Identify each line below that contains the word "source", and copy it out.

= EXERCISE MATERIALS =
###
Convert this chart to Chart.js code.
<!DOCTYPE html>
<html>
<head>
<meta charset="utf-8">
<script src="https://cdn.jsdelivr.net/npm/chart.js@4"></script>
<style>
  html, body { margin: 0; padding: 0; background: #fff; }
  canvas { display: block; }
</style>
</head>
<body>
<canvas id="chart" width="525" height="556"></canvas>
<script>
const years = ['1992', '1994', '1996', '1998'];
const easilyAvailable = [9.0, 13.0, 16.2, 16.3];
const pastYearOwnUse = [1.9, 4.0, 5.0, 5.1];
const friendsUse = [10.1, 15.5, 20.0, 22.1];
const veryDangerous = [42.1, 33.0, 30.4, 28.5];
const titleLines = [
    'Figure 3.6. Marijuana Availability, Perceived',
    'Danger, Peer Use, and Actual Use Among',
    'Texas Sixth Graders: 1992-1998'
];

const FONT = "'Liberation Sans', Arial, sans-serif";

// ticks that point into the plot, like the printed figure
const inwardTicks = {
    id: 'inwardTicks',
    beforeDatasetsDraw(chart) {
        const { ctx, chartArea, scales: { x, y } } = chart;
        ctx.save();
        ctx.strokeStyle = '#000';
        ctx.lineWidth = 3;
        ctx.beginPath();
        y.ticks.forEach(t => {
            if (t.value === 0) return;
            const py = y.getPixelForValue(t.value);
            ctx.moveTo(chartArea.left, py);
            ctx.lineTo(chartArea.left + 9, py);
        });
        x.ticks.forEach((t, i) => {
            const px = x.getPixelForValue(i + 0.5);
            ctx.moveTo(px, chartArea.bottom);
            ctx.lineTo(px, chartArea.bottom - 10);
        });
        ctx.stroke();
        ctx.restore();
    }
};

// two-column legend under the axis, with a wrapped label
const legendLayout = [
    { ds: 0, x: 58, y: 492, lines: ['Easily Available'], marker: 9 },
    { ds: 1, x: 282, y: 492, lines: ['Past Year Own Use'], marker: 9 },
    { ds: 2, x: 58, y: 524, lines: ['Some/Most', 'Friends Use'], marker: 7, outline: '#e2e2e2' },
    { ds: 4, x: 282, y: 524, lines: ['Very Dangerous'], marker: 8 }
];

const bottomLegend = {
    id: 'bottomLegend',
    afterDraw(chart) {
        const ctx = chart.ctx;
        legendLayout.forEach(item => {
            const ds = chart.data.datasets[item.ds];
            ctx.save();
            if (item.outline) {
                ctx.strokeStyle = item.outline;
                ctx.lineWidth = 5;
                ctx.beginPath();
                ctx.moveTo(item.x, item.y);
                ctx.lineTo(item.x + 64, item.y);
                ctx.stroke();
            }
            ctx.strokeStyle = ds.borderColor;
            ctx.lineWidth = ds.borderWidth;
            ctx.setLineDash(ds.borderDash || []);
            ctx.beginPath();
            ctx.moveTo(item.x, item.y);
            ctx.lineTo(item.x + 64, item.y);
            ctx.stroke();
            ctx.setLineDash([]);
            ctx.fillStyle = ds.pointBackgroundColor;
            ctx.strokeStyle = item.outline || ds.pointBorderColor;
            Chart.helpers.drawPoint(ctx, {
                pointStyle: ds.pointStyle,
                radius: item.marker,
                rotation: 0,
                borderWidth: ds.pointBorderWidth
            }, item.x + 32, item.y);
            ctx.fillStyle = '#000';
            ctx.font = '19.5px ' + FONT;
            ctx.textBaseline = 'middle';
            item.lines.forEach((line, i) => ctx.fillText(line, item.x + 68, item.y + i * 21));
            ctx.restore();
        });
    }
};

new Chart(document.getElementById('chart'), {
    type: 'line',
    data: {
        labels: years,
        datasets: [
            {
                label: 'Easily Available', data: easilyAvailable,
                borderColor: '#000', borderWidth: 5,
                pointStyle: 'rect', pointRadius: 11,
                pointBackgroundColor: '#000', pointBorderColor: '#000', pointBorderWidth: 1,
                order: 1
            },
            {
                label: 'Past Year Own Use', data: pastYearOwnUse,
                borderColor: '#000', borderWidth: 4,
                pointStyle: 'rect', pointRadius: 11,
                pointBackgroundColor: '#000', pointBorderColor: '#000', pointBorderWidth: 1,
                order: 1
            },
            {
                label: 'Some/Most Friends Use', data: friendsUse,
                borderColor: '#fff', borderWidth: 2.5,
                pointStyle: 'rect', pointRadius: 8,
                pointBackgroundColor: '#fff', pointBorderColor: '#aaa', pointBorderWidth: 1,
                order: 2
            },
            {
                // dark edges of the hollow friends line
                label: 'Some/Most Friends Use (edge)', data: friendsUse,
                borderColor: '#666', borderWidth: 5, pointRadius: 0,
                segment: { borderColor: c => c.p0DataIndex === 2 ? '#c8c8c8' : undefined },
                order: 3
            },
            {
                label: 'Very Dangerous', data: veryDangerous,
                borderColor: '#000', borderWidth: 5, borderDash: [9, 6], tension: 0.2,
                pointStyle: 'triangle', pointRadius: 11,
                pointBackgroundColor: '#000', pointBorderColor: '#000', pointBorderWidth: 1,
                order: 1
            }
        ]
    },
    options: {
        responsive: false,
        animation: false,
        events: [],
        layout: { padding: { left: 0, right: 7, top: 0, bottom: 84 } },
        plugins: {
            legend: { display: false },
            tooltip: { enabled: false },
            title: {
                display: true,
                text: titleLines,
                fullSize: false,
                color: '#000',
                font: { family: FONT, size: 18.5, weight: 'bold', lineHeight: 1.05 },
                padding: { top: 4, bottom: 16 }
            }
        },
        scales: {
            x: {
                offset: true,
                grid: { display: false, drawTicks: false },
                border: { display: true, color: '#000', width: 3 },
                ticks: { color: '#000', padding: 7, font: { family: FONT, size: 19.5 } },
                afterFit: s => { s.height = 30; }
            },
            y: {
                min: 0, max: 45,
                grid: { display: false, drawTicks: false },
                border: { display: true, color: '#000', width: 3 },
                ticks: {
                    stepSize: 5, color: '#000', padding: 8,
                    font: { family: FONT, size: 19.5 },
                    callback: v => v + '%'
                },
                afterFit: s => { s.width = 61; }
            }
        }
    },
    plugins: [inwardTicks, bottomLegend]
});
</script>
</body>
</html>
###
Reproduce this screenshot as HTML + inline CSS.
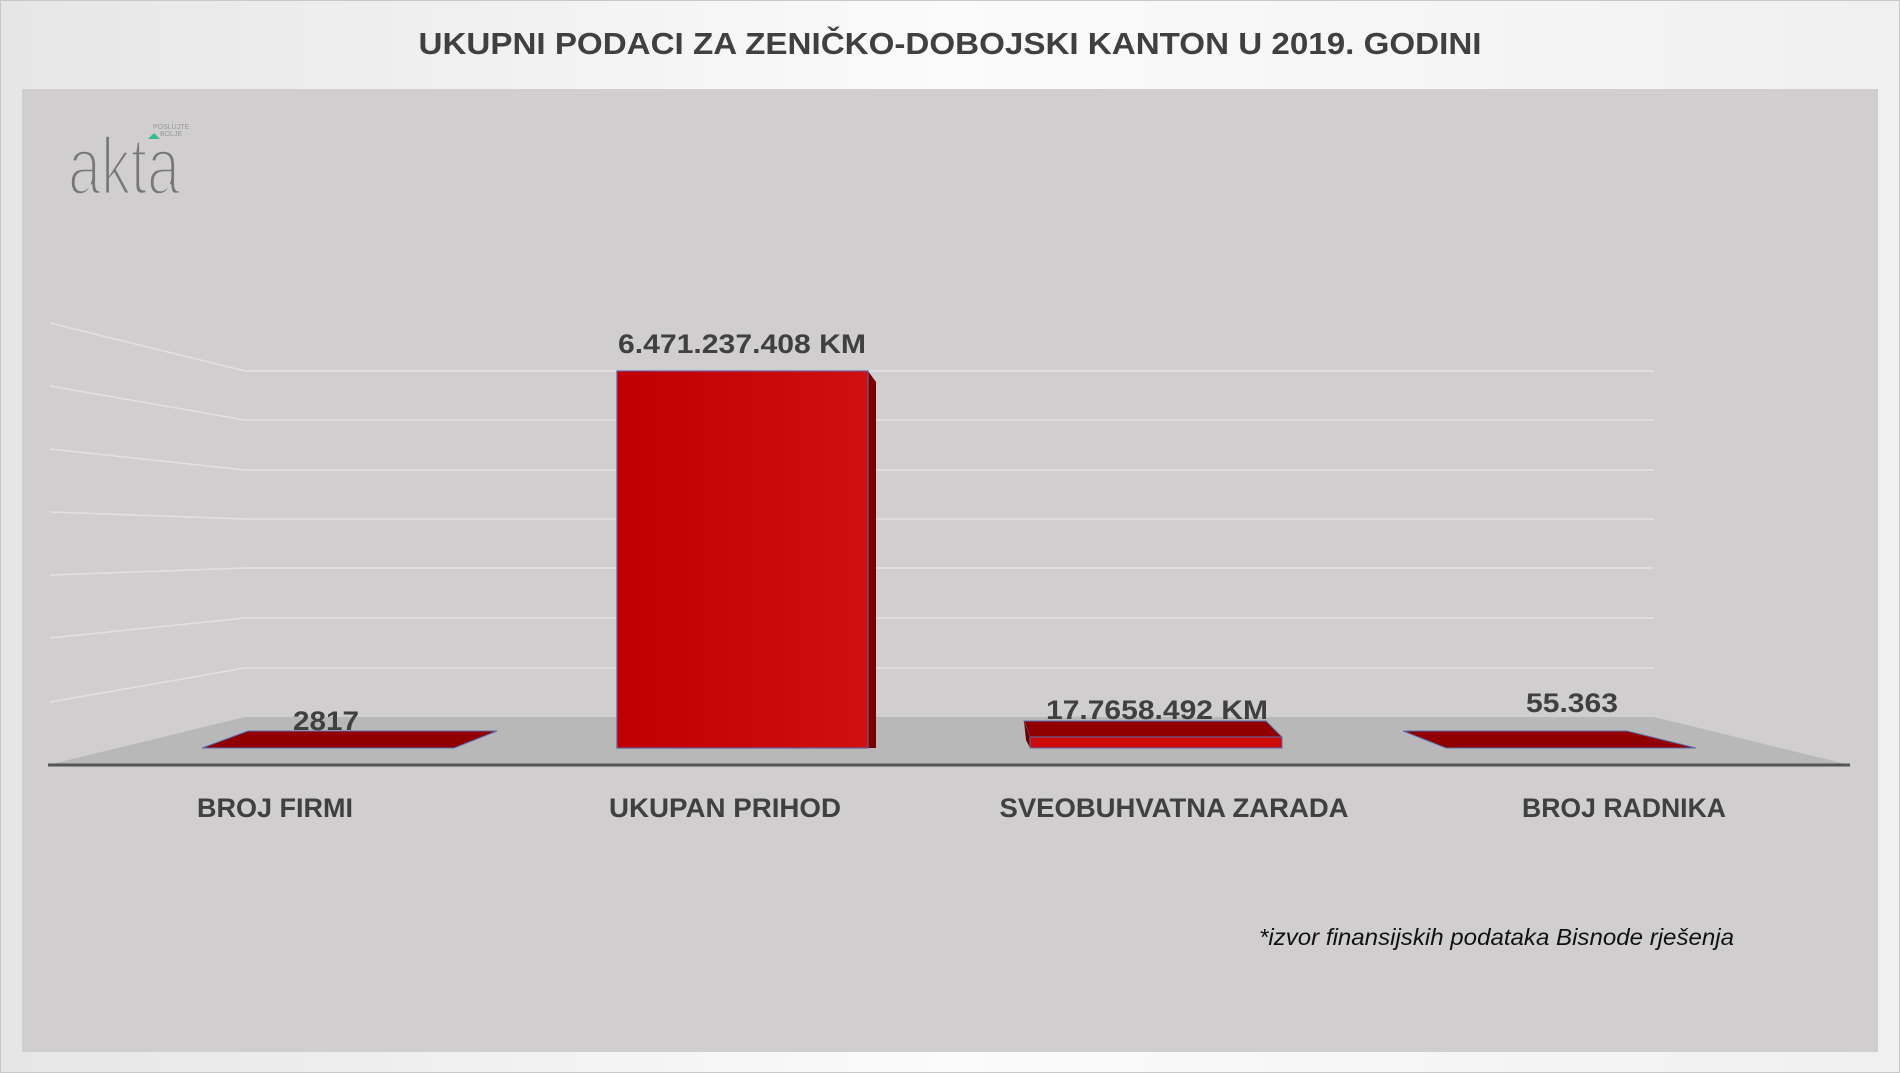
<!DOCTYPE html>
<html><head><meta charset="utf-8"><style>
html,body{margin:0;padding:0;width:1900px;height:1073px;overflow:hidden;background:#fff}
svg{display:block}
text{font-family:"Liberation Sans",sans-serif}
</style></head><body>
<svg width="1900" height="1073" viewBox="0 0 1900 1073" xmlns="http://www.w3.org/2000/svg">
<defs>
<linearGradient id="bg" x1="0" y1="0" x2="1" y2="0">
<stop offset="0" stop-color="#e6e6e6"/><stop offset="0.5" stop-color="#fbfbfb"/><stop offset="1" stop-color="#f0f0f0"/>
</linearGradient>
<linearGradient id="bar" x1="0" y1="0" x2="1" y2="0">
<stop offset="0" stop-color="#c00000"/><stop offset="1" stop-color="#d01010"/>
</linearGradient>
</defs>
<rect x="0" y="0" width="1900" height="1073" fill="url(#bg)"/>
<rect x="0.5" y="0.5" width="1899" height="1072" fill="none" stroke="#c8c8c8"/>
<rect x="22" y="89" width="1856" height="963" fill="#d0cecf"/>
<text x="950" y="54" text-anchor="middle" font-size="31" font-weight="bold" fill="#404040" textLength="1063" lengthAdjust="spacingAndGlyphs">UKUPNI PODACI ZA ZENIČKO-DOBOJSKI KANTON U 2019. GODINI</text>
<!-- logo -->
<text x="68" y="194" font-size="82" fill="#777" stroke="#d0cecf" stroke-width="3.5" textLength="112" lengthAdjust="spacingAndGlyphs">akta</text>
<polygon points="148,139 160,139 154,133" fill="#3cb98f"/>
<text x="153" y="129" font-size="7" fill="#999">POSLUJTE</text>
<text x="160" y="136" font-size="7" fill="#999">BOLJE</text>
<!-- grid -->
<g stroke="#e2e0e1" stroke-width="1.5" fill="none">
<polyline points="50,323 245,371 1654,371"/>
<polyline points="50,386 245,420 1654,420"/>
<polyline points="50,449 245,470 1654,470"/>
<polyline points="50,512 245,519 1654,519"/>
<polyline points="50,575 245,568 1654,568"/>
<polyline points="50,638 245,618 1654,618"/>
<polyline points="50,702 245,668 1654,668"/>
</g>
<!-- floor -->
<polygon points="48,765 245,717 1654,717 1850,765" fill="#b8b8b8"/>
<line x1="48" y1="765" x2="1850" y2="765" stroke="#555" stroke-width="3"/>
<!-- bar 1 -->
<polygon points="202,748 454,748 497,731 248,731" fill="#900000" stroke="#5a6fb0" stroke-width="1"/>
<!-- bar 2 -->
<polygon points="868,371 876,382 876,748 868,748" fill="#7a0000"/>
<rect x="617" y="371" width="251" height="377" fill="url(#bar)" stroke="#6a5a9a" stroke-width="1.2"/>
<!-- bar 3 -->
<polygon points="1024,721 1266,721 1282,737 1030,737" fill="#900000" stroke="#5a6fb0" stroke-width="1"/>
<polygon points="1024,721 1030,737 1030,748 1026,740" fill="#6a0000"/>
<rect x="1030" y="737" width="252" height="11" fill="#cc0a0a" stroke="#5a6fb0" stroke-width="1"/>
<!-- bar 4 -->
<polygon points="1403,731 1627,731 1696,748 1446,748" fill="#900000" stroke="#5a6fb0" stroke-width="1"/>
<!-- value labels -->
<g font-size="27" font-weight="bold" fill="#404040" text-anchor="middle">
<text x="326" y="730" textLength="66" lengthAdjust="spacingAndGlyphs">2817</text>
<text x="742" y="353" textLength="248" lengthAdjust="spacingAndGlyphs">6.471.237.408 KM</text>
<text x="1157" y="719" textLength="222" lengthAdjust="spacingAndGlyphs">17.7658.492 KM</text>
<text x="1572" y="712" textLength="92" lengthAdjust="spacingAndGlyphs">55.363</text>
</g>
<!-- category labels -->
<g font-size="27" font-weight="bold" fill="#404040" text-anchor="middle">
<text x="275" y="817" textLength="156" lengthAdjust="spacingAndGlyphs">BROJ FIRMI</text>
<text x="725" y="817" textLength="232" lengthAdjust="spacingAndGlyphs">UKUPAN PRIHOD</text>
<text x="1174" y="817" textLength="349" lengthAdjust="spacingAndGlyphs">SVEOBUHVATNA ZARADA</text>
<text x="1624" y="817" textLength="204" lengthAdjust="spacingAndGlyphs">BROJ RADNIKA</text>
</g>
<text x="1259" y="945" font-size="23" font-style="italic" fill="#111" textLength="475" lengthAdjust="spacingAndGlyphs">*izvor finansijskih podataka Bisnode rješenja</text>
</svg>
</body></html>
###
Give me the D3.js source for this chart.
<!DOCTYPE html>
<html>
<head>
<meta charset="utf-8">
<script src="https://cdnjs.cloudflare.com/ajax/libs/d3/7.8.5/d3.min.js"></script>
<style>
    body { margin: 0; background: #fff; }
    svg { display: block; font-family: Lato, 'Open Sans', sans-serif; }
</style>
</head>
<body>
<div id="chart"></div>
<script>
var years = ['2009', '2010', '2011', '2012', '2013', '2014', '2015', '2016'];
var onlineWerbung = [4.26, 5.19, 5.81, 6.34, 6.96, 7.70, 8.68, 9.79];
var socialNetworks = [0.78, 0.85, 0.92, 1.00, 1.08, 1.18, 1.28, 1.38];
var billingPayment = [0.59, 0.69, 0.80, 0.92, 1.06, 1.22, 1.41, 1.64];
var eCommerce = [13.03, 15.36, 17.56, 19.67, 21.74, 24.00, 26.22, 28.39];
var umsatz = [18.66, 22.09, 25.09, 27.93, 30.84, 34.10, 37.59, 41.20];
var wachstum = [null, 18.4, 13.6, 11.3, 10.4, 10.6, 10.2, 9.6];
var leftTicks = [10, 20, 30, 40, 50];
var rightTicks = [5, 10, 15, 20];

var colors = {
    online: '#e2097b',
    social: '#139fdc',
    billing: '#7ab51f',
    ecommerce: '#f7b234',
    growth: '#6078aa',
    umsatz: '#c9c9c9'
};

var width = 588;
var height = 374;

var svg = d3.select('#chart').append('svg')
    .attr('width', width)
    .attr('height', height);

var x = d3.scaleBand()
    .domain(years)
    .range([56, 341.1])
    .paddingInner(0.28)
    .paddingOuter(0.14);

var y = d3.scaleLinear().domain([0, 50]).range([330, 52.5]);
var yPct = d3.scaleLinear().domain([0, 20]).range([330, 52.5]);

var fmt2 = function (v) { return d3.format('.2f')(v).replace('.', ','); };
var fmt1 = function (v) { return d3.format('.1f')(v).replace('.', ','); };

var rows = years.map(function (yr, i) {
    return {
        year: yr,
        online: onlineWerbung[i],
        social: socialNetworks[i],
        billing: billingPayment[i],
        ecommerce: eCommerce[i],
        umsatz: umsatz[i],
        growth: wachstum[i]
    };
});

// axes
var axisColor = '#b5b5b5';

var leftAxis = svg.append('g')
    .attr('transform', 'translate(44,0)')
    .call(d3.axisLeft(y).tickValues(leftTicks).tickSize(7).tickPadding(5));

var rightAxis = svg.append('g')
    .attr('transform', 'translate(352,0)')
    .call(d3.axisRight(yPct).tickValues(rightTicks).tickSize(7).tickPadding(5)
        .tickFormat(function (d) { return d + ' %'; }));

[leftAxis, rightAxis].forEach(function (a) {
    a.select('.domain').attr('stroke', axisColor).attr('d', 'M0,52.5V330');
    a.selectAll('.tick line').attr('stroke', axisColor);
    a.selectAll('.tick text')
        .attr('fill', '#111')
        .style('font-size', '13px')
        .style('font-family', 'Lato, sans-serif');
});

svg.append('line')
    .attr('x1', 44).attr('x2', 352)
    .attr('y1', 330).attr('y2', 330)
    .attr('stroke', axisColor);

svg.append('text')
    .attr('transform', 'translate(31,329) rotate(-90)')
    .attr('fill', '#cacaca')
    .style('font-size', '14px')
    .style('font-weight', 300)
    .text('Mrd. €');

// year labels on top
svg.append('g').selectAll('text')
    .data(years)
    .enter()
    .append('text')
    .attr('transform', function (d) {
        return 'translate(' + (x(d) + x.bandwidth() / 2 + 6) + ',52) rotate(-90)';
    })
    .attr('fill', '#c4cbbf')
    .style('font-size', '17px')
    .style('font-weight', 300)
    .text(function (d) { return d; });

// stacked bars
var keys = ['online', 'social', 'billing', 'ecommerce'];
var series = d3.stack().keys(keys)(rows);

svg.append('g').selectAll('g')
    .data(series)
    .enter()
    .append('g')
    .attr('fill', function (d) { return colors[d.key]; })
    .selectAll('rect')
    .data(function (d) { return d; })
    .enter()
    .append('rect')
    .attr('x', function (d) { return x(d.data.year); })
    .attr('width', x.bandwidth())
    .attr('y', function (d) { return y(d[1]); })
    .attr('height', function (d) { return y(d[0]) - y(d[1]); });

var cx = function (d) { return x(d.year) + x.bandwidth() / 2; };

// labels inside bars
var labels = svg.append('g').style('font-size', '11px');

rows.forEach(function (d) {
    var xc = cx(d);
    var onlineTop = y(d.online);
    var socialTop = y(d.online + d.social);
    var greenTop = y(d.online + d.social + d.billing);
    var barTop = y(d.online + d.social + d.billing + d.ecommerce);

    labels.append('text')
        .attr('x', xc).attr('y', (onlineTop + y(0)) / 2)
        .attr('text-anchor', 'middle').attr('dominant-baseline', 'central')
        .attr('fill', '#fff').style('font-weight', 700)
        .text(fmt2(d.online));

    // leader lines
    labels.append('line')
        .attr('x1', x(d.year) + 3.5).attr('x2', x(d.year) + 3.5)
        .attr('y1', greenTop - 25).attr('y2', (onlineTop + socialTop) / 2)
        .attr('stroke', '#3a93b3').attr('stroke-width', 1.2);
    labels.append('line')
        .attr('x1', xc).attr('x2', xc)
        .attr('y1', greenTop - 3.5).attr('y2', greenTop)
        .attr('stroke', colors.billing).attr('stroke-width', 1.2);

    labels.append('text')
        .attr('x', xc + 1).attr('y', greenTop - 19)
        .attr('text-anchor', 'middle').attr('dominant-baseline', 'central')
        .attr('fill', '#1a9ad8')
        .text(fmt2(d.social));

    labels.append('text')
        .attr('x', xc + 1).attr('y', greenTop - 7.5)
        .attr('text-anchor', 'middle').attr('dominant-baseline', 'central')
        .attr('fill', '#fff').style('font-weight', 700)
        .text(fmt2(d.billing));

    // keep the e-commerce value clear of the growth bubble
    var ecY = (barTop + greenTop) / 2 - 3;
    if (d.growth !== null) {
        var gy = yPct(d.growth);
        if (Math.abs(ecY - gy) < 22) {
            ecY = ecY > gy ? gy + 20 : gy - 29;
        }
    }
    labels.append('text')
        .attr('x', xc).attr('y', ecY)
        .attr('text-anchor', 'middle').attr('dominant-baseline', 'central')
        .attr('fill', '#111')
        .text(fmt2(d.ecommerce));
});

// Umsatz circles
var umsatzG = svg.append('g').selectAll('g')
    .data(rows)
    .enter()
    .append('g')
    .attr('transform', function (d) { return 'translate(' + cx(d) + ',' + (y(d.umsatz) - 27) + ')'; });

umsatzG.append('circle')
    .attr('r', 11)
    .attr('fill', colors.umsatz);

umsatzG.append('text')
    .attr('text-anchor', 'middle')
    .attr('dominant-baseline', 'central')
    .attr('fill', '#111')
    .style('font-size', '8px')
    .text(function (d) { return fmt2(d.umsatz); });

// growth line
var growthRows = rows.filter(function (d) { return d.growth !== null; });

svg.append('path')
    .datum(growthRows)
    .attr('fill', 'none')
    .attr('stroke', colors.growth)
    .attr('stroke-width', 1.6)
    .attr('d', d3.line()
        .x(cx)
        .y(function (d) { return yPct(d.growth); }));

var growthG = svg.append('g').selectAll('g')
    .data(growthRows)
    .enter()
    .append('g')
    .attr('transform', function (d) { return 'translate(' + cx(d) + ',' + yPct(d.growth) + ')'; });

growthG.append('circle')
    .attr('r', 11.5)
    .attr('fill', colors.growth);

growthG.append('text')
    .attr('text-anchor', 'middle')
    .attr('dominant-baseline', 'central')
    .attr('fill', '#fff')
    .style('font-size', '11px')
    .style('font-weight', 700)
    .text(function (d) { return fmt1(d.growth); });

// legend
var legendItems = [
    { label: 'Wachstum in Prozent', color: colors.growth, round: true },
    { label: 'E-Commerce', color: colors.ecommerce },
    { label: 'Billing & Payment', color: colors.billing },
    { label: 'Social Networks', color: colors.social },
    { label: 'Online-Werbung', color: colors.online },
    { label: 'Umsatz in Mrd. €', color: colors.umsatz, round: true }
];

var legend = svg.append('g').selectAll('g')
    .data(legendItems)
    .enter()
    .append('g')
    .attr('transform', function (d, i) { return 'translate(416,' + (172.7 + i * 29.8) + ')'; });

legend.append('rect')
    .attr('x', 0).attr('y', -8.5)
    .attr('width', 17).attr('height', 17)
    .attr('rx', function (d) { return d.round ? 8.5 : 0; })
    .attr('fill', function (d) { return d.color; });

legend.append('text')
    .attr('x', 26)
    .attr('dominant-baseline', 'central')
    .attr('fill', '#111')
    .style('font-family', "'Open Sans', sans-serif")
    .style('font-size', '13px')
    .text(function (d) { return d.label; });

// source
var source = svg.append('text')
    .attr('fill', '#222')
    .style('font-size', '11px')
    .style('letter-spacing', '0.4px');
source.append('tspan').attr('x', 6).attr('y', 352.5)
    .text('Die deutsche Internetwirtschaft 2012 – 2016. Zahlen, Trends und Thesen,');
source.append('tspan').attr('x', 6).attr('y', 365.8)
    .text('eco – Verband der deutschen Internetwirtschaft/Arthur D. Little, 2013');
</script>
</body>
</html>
###
= FINAL ANSWER =
Give me the D3.js source for this chart.
// source
var source = svg.append('text')
source.append('tspan').attr('x', 6).attr('y', 352.5)
source.append('tspan').attr('x', 6).attr('y', 365.8)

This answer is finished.